### Given task
Your task is to output the listing word for word, with pictures excluded.

● ● ● ● ●

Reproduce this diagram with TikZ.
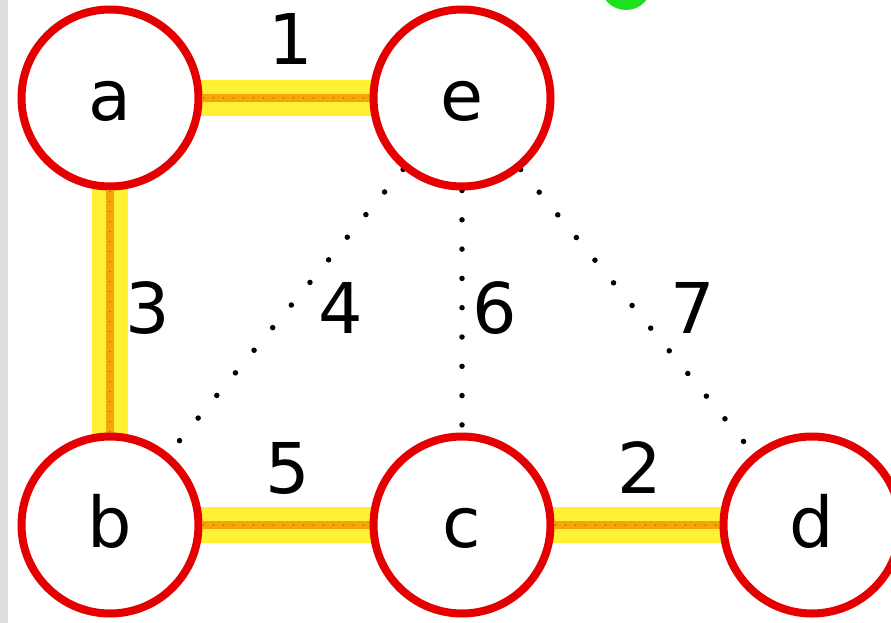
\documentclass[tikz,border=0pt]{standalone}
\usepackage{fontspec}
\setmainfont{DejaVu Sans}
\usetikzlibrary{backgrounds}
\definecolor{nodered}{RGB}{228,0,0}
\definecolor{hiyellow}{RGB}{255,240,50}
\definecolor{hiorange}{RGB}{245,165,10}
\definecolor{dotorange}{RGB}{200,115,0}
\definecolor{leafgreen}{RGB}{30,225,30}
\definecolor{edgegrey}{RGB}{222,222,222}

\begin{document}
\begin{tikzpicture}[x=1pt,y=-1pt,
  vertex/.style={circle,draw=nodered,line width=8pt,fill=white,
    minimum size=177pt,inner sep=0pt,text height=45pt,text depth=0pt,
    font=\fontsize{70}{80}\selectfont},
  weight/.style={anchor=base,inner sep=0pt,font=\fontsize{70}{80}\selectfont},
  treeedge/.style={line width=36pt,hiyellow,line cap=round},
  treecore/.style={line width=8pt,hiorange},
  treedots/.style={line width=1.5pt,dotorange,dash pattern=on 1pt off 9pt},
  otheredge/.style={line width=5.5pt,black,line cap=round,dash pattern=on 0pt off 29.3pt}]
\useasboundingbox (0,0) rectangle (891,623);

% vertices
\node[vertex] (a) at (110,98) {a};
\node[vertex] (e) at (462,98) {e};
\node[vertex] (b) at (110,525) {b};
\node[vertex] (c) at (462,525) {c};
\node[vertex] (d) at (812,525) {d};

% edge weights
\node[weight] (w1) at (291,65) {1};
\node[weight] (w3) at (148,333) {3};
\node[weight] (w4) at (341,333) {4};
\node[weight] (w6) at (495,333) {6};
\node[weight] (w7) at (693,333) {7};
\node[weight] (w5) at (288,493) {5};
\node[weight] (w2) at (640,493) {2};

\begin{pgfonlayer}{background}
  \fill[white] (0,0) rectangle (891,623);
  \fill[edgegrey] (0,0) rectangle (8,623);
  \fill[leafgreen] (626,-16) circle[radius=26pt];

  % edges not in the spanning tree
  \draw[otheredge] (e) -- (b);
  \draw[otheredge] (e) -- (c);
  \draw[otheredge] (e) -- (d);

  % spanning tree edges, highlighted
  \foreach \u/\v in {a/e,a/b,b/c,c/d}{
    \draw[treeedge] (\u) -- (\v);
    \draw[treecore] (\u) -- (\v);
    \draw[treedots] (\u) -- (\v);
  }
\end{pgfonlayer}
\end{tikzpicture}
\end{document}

● ● ● ● ●

### Expected answer
Reproduce this diagram with TikZ.
\documentclass[tikz,border=0pt]{standalone}
\usepackage{fontspec}
\setmainfont{DejaVu Sans}
\usetikzlibrary{backgrounds}
\definecolor{nodered}{RGB}{228,0,0}
\definecolor{hiyellow}{RGB}{255,240,50}
\definecolor{hiorange}{RGB}{245,165,10}
\definecolor{dotorange}{RGB}{200,115,0}
\definecolor{leafgreen}{RGB}{30,225,30}
\definecolor{edgegrey}{RGB}{222,222,222}

\begin{document}
\begin{tikzpicture}[x=1pt,y=-1pt,
  vertex/.style={circle,draw=nodered,line width=8pt,fill=white,
    minimum size=177pt,inner sep=0pt,text height=45pt,text depth=0pt,
    font=\fontsize{70}{80}\selectfont},
  weight/.style={anchor=base,inner sep=0pt,font=\fontsize{70}{80}\selectfont},
  treeedge/.style={line width=36pt,hiyellow,line cap=round},
  treecore/.style={line width=8pt,hiorange},
  treedots/.style={line width=1.5pt,dotorange,dash pattern=on 1pt off 9pt},
  otheredge/.style={line width=5.5pt,black,line cap=round,dash pattern=on 0pt off 29.3pt}]
\useasboundingbox (0,0) rectangle (891,623);

% vertices
\node[vertex] (a) at (110,98) {a};
\node[vertex] (e) at (462,98) {e};
\node[vertex] (b) at (110,525) {b};
\node[vertex] (c) at (462,525) {c};
\node[vertex] (d) at (812,525) {d};

% edge weights
\node[weight] (w1) at (291,65) {1};
\node[weight] (w3) at (148,333) {3};
\node[weight] (w4) at (341,333) {4};
\node[weight] (w6) at (495,333) {6};
\node[weight] (w7) at (693,333) {7};
\node[weight] (w5) at (288,493) {5};
\node[weight] (w2) at (640,493) {2};

\begin{pgfonlayer}{background}
  \fill[white] (0,0) rectangle (891,623);
  \fill[edgegrey] (0,0) rectangle (8,623);
  \fill[leafgreen] (626,-16) circle[radius=26pt];

  % edges not in the spanning tree
  \draw[otheredge] (e) -- (b);
  \draw[otheredge] (e) -- (c);
  \draw[otheredge] (e) -- (d);

  % spanning tree edges, highlighted
  \foreach \u/\v in {a/e,a/b,b/c,c/d}{
    \draw[treeedge] (\u) -- (\v);
    \draw[treecore] (\u) -- (\v);
    \draw[treedots] (\u) -- (\v);
  }
\end{pgfonlayer}
\end{tikzpicture}
\end{document}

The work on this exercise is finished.